Over time, newer versions of NAT have also been created that solve other problems or provide additional capabilities. Port-Based NAT allows sharing of even more hosts on a limited number of IP addresses, by letting two or more devices share one IP address at a time. So-called “Twice NAT” helps with the implementation of virtual private networks (VPN) by translating both source and destination addresses in both incoming and outgoing datagrams.
Advantages of NAT
NAT is one of those technologies that have a long list of both advantages and disadvantages. This means it can be extremely useful in a variety of scenarios, but also problematic in others. The main advantages are:
- Public IP Address Sharing: A large number of hosts can share a small number of public IP addresses. This saves money and also conserves IP address space.
- Easier Expansion: Since local network devices are privately addressed and a public IP address isn’t needed for each one, it is easy to add new clients to the local network.
- Greater Local Control: Administrators get all the benefits of control that come with a private network, but can still connect to the Internet.
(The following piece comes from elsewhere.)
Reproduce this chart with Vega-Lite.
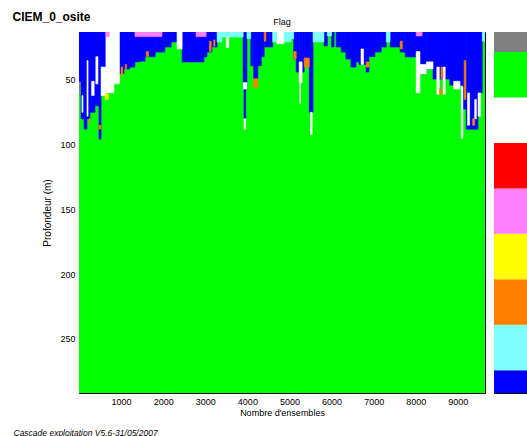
{
"$schema": "https://vega.github.io/schema/vega-lite/v6.json",
"padding": {"left": 12, "top": 10, "right": 0, "bottom": 0},
"background": "white",
"title": {"text": "CIEM_0_osite", "anchor": "start", "fontSize": 12, "fontWeight": "bold", "font": "Liberation Sans", "color": "black", "dx": 0, "dy": 6, "offset": 0},
"datasets": {
"bar": [
{"flag": 0, "lo": -0.5, "hi": 0.5},
{"flag": 1, "lo": 0.5, "hi": 1.5},
{"flag": 2, "lo": 1.5, "hi": 2.5},
{"flag": 3, "lo": 2.5, "hi": 3.5},
{"flag": 4, "lo": 3.5, "hi": 4.5},
{"flag": 5, "lo": 4.5, "hi": 5.5},
{"flag": 6, "lo": 5.5, "hi": 6.5},
{"flag": 7, "lo": 6.5, "hi": 7.5},
{"flag": 8, "lo": 7.5, "hi": 8.5}
],
"cells": [
{"e0":0,"e1":9645,"z0":12.9,"z1":292,"flag":7},
{"e0":0,"e1":48,"z0":12.9,"z1":51.6,"flag":0},
{"e0":48,"e1":120,"z0":12.9,"z1":80,"flag":0},
{"e0":120,"e1":190,"z0":12.9,"z1":88,"flag":0},
{"e0":190,"e1":260,"z0":12.9,"z1":80,"flag":0},
{"e0":260,"e1":380,"z0":12.9,"z1":75,"flag":0},
{"e0":380,"e1":475,"z0":12.9,"z1":70,"flag":0},
{"e0":475,"e1":525,"z0":12.9,"z1":95.7,"flag":0},
{"e0":525,"e1":640,"z0":12.9,"z1":40,"flag":0},
{"e0":960,"e1":1070,"z0":12.9,"z1":45,"flag":0},
{"e0":1070,"e1":1210,"z0":12.9,"z1":41.5,"flag":0},
{"e0":1210,"e1":1330,"z0":12.9,"z1":40,"flag":0},
{"e0":1330,"e1":1450,"z0":12.9,"z1":36,"flag":0},
{"e0":1450,"e1":1570,"z0":12.9,"z1":35.4,"flag":0},
{"e0":1570,"e1":1810,"z0":12.9,"z1":32,"flag":0},
{"e0":1810,"e1":2040,"z0":12.9,"z1":28.4,"flag":0},
{"e0":2040,"e1":2190,"z0":12.9,"z1":24.5,"flag":0},
{"e0":2190,"e1":2330,"z0":12.9,"z1":20.6,"flag":0},
{"e0":2450,"e1":2970,"z0":12.9,"z1":36.1,"flag":0},
{"e0":2970,"e1":3040,"z0":12.9,"z1":32.2,"flag":0},
{"e0":3040,"e1":3160,"z0":12.9,"z1":28.4,"flag":0},
{"e0":3160,"e1":3280,"z0":12.9,"z1":24.5,"flag":0},
{"e0":3900,"e1":3990,"z0":12.9,"z1":57,"flag":0},
{"e0":3920,"e1":3960,"z0":57,"z1":80,"flag":0},
{"e0":4080,"e1":4150,"z0":12.9,"z1":39,"flag":0},
{"e0":4150,"e1":4250,"z0":12.9,"z1":49,"flag":0},
{"e0":4250,"e1":4330,"z0":12.9,"z1":39,"flag":0},
{"e0":4330,"e1":4400,"z0":12.9,"z1":32,"flag":0},
{"e0":4400,"e1":4520,"z0":12.9,"z1":24.5,"flag":0},
{"e0":4520,"e1":4600,"z0":12.9,"z1":24.5,"flag":0},
{"e0":5100,"e1":5160,"z0":12.9,"z1":33.8,"flag":0},
{"e0":5160,"e1":5230,"z0":12.9,"z1":43.9,"flag":0},
{"e0":5230,"e1":5300,"z0":12.9,"z1":36,"flag":0},
{"e0":5300,"e1":5350,"z0":12.9,"z1":43.9,"flag":0},
{"e0":5350,"e1":5470,"z0":12.9,"z1":36,"flag":0},
{"e0":5470,"e1":5560,"z0":12.9,"z1":75,"flag":0},
{"e0":5820,"e1":5900,"z0":12.9,"z1":23.7,"flag":0},
{"e0":6000,"e1":6060,"z0":12.9,"z1":24.5,"flag":0},
{"e0":6110,"e1":6230,"z0":12.9,"z1":24.5,"flag":0},
{"e0":6230,"e1":6340,"z0":12.9,"z1":28.4,"flag":0},
{"e0":6340,"e1":6460,"z0":12.9,"z1":33.8,"flag":0},
{"e0":6460,"e1":6580,"z0":12.9,"z1":40,"flag":0},
{"e0":6580,"e1":6650,"z0":12.9,"z1":36,"flag":0},
{"e0":6650,"e1":6820,"z0":12.9,"z1":38,"flag":0},
{"e0":6820,"e1":6890,"z0":12.9,"z1":43.9,"flag":0},
{"e0":6890,"e1":7030,"z0":12.9,"z1":32,"flag":0},
{"e0":7030,"e1":7180,"z0":12.9,"z1":28.4,"flag":0},
{"e0":7180,"e1":7300,"z0":12.9,"z1":24.5,"flag":0},
{"e0":7390,"e1":7630,"z0":12.9,"z1":24.5,"flag":0},
{"e0":7630,"e1":7750,"z0":12.9,"z1":28.4,"flag":0},
{"e0":7750,"e1":8100,"z0":12.9,"z1":32.2,"flag":0},
{"e0":8100,"e1":8250,"z0":12.9,"z1":45.4,"flag":0},
{"e0":8250,"e1":8410,"z0":12.9,"z1":41.5,"flag":0},
{"e0":8410,"e1":8810,"z0":12.9,"z1":49.3,"flag":0},
{"e0":8810,"e1":9120,"z0":12.9,"z1":54,"flag":0},
{"e0":9120,"e1":9200,"z0":12.9,"z1":72.5,"flag":0},
{"e0":9200,"e1":9480,"z0":12.9,"z1":88,"flag":0},
{"e0":9480,"e1":9580,"z0":12.9,"z1":60,"flag":0},
{"e0":70,"e1":95,"z0":62,"z1":75,"flag":6},
{"e0":190,"e1":215,"z0":35,"z1":78,"flag":6},
{"e0":300,"e1":360,"z0":51,"z1":62,"flag":6},
{"e0":400,"e1":450,"z0":32,"z1":53,"flag":6},
{"e0":525,"e1":640,"z0":40,"z1":62,"flag":6},
{"e0":640,"e1":830,"z0":12.9,"z1":60,"flag":6},
{"e0":830,"e1":960,"z0":12.9,"z1":53,"flag":6},
{"e0":2330,"e1":2450,"z0":12.9,"z1":26,"flag":6},
{"e0":3500,"e1":3560,"z0":12.9,"z1":25,"flag":6},
{"e0":3900,"e1":3990,"z0":52,"z1":57,"flag":6},
{"e0":3920,"e1":3960,"z0":80,"z1":88,"flag":6},
{"e0":4700,"e1":4870,"z0":12.9,"z1":22,"flag":6},
{"e0":5230,"e1":5300,"z0":36,"z1":52,"flag":6},
{"e0":5245,"e1":5265,"z0":52,"z1":68,"flag":6},
{"e0":5500,"e1":5540,"z0":75,"z1":92,"flag":6},
{"e0":6700,"e1":6760,"z0":26,"z1":38,"flag":6},
{"e0":8010,"e1":8100,"z0":28,"z1":60,"flag":6},
{"e0":8100,"e1":8250,"z0":38,"z1":45.4,"flag":6},
{"e0":8250,"e1":8410,"z0":36,"z1":41.5,"flag":6},
{"e0":8500,"e1":8560,"z0":40,"z1":61,"flag":6},
{"e0":8650,"e1":8700,"z0":40,"z1":61,"flag":6},
{"e0":8900,"e1":9050,"z0":51,"z1":57,"flag":6},
{"e0":9080,"e1":9120,"z0":55,"z1":95,"flag":6},
{"e0":9230,"e1":9280,"z0":60,"z1":85,"flag":6},
{"e0":9400,"e1":9440,"z0":65,"z1":80,"flag":6},
{"e0":9480,"e1":9540,"z0":60,"z1":78,"flag":6},
{"e0":3280,"e1":3400,"z0":12.9,"z1":20.6,"flag":1},
{"e0":3400,"e1":3900,"z0":12.9,"z1":16.8,"flag":1},
{"e0":3990,"e1":4080,"z0":12.9,"z1":18,"flag":1},
{"e0":4600,"e1":4700,"z0":12.9,"z1":20.6,"flag":1},
{"e0":4870,"e1":5040,"z0":12.9,"z1":20.6,"flag":1},
{"e0":5040,"e1":5100,"z0":12.9,"z1":18,"flag":1},
{"e0":5560,"e1":5820,"z0":12.9,"z1":20.6,"flag":1},
{"e0":5900,"e1":6000,"z0":12.9,"z1":16,"flag":1},
{"e0":7300,"e1":7390,"z0":12.9,"z1":20.6,"flag":1},
{"e0":9580,"e1":9645,"z0":12.9,"z1":20,"flag":1},
{"e0":640,"e1":720,"z0":12.9,"z1":16.5,"flag":4},
{"e0":1330,"e1":1970,"z0":12.9,"z1":16.5,"flag":4},
{"e0":2780,"e1":3020,"z0":12.9,"z1":16.5,"flag":4},
{"e0":8010,"e1":8150,"z0":12.9,"z1":16,"flag":4},
{"e0":475,"e1":525,"z0":85,"z1":88,"flag":2},
{"e0":1000,"e1":1040,"z0":40,"z1":47,"flag":2},
{"e0":1100,"e1":1130,"z0":38,"z1":42,"flag":2},
{"e0":1600,"e1":1650,"z0":28,"z1":32,"flag":2},
{"e0":3100,"e1":3140,"z0":20,"z1":28,"flag":2},
{"e0":3200,"e1":3230,"z0":19,"z1":24,"flag":2},
{"e0":4150,"e1":4250,"z0":49,"z1":56,"flag":2},
{"e0":4400,"e1":4440,"z0":12.9,"z1":20,"flag":2},
{"e0":5100,"e1":5160,"z0":28,"z1":33.8,"flag":2},
{"e0":5350,"e1":5470,"z0":33,"z1":40,"flag":2},
{"e0":6820,"e1":6890,"z0":36,"z1":40,"flag":2},
{"e0":7630,"e1":7680,"z0":20,"z1":26,"flag":2},
{"e0":8600,"e1":8640,"z0":40,"z1":49,"flag":2},
{"e0":8560,"e1":8620,"z0":57,"z1":61,"flag":2},
{"e0":9150,"e1":9190,"z0":35,"z1":65,"flag":2},
{"e0":9350,"e1":9400,"z0":80,"z1":85,"flag":2},
{"e0":240,"e1":260,"z0":80,"z1":84,"flag":2},
{"e0":620,"e1":700,"z0":61,"z1":65,"flag":3},
{"e0":0,"e1":30,"z0":51.6,"z1":60,"flag":8}
]
},
"spacing": 9,
"bounds": "flush",
"hconcat": [
{
"width": 406,
"height": 361,
"title": {"text": "Flag", "fontSize": 9, "fontWeight": "normal", "font": "Liberation Sans", "color": "black", "offset": 5},
"data": {"name": "cells"},
"layer": [
{
"mark": {"type": "rect", "clip": true, "strokeWidth": 0.6},
"encoding": {
"x": {"field": "e0", "type": "quantitative", "scale": {"domain": [0, 9645], "nice": false, "zero": false}, "axis": {"orient": "bottom", "values": [1000,2000,3000,4000,5000,6000,7000,8000,9000], "format": "d", "tickSize": -4, "labelPadding": 8, "domain": false, "title": "Nombre d'ensembles", "titlePadding": 2}},
"x2": {"field": "e1"},
"y": {"field": "z0", "type": "quantitative", "scale": {"domain": [12.9, 292], "nice": false, "zero": false, "reverse": true}, "axis": {"orient": "left", "values": [50, 100, 150, 200, 250], "tickSize": -4, "labelPadding": 8, "domain": false, "title": "Profondeur (m)", "titleFontSize": 10, "titlePadding": 7}},
"y2": {"field": "z1"},
"color": {"field": "flag", "type": "nominal", "scale": {"domain": [0,1,2,3,4,5,6,7,8], "range": ["#0000ff","#80ffff","#ff8000","#ffff00","#ff80ff","#ff0000","#ffffff","#00ff00","#808080"]}, "legend": null},
"stroke": {"field": "flag", "type": "nominal", "scale": {"domain": [0,1,2,3,4,5,6,7,8], "range": ["#0000ff","#80ffff","#ff8000","#ffff00","#ff80ff","#ff0000","#ffffff","#00ff00","#808080"]}, "legend": null}
}
},
{
"mark": {"type": "rect", "clip": true, "opacity": 0},
"encoding": {
"x": {"field": "e0", "type": "quantitative", "scale": {"domain": [0, 9645], "nice": false, "zero": false}},
"x2": {"field": "e1"},
"y": {"field": "z0", "type": "quantitative", "scale": {"domain": [12.9, 292], "nice": false, "zero": false, "reverse": true}, "axis": {"orient": "right", "labels": false, "values": [50, 100, 150, 200, 250], "tickSize": -4, "domain": false, "title": null}},
"y2": {"field": "z1"}
}
}
],
"resolve": {"axis": {"y": "independent"}}
},
{
"width": 35,
"height": 361,
"data": {"name": "bar"},
"mark": {"type": "rect", "clip": true},
"encoding": {
"x": {"value": 0},
"x2": {"value": "width"},
"y": {"field": "lo", "type": "quantitative", "scale": {"domain": [0, 7.94], "nice": false, "zero": false}, "axis": {"orient": "left", "labels": false, "values": [1,2,3,4,5,6,7], "tickSize": -4, "domain": false, "title": "Cascade exploitation V5.6-31/05/2007", "titleAngle": 0, "titleX": -481, "titleY": 400, "titleAlign": "left", "titleBaseline": "middle", "titleFontSize": 8.5, "titleFontStyle": "italic", "titleFontWeight": "normal"}},
"y2": {"field": "hi"},
"color": {"field": "flag", "type": "nominal", "scale": {"domain": [0,1,2,3,4,5,6,7,8], "range": ["#0000ff","#80ffff","#ff8000","#ffff00","#ff80ff","#ff0000","#ffffff","#00ff00","#808080"]}, "legend": null}
}
}
],
"config": {
"view": {"stroke": "#000000", "strokeWidth": 1},
"axis": {"labelFont": "Liberation Sans", "titleFont": "Liberation Sans", "labelFontSize": 9, "titleFontSize": 9, "titleFontWeight": "normal", "labelColor": "#000000", "titleColor": "#000000", "tickColor": "#000000", "grid": false}
}
}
- Greater Flexibility In ISP Service: Changing the organization’s Internet Service Provider (ISP) is easier because only the public addresses change. It isn’t necessary to renumber all the client machines on the network.
- Increased Security: The NAT translation represents a level of indirection. Thus, it automatically creates a type of firewall between the organization’s network and the public Internet. It is more difficult for any client devices to be accessed directly by someone malicious because the clients don’t have publicly-known IP addresses.
- (Mostly) Transparent: NAT implementation is mostly transparent because the changes take place in one or perhaps a few routers. The dozens or hundreds of hosts themselves don’t need to be changed.
Disadvantages of NAT
The above are all good reasons to use NAT, but there are drawbacks to the technique as well. Some of these take away part of the benefit in certain items in the list above:
- Complexity: NAT represents one more complexity in setting up and managing the network. It also makes troubleshooting more confusing due to address substitutions.
- Problems Due to Lack of Public Addresses: Certain functions won’t work properly due to lack of a “real” IP address in the client host machines.
- Compatibility Problems With Certain Applications: I said above that NAT was only mostly transparent. There are in fact compatibility issues with certain applications that arise because NAT “tinkers” with the IP header fields in datagrams but not in the application data. This means tools like FTP, which pass IP addresses and port numbers in commands, must be specially handled, and some applications may not work.
- Problems With Security Protocols: Protocols like IPSec are designed to detect modifications to headers and commonly balk at the changes that NAT makes since they cannot differentiate those changes from malicious datagram “hacking”. It is still possible to combine NAT and IPSec, but this becomes more complicated.
- Poor Support for Client Access: The lack of a public IP address for each client is a double-edged sword; it protects against hackers trying to access a host but also makes it difficult for legitimate access to clients on the local network. “Peer-to-peer” applications are harder to set up, and something like an organizational web site (accessed from the Internet as a whole) usually needs to be set up without NAT.
- Performance Reduction: Each time a datagram transitions between the private network and the Internet, an address translation is required. In addition, other work must be done as well, such as recalculating header checksums. Each individual translation takes a little effort but when you add it up, you are giving up some performance.